« Vois comme ton ombre s’allonge…
Vois comme tes rides se creusent…
Regarde, ce sont les lettres du père de ton grand père… Non, attends, reviens ! Ce sont des lettres d’amour, regarde comme elles sont belles…!
Pourrais-je sortir ? Ca fait maintenant deux mois que je suis ici, et je vous assure que je vais beaucoup mieux…
Vois comme ton ombre s’allonge, vois comme le temps passe, vois comme tes rides se creusent…
Petit à petit, ton visage change, vieillit, et un matin, ton reflet dans le miroir n’est plus ce garçon de 18 ans, mais cet homme de cinquante ans, marqué par le poids des années.
Ma douce, cette lettre ne peut être la dernière. Aujourd’hui encore, on m’envoie sur le front, mais une fois encore, je reviendrai, j’en suis certain : grâce à notre amour, je suis invincible.
Non, ne m’abandonne pas… je t’aime, et j’aime notre fille… s’il te plait, ne m’abandonne pas… »
Atteint d’une subite schizophrénie, Landi est interné en hôpital psychiatrique. Cet ancien auteur à succès n’écrit plus. Par contre, il dessine. Il dessine encore et toujours le même arbre, la même station-service. Pourquoi ?
Peut-être cet arbre est-il celui auprès duquel son aïeul écrivait ses lettres enflammées qu’il destinait à sa douce. Ce seul arbre encore vivant au milieu de ce no mans land, et son grand-père, seul être encore vivant au milieu de ce champ de morts…
Peut-être cette station-service est-elle celle où sa femme l’abandonna, lasse qu’il ne vive sa vie qu’au travers des histoires qu’il s’invente, les histoires qui le hantent, les histoires auxquelles il se raccroche afin de pallier aux histoires qu’il n’écrit plus, à son histoire qu’il ne vit plus…

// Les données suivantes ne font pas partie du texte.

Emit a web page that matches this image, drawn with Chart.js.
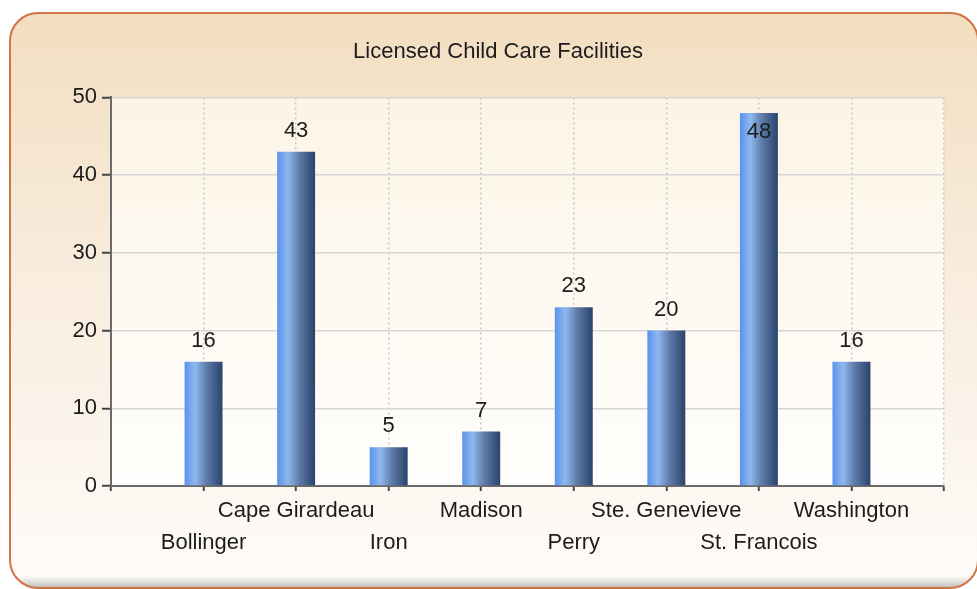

Alternant de belles aquarelles, denses et intenses, pour illustrer les scènes fantasmées où l’amour est plus fort que la mort, et un trait sec et austère pour les scènes de cette triste réalité où Landi n’est plus que l’ombre de l’homme qu’il a été, Gipi livre là un livre à la fois magnifique et désespéré sur la dépression, la peur du temps qui passe, l’incapacité à communiquer…
…subtil, sensible, sincère, et profondément touchant.
Vois comme ton ombre s’allonge, de Gipi (ed. Futuropolis).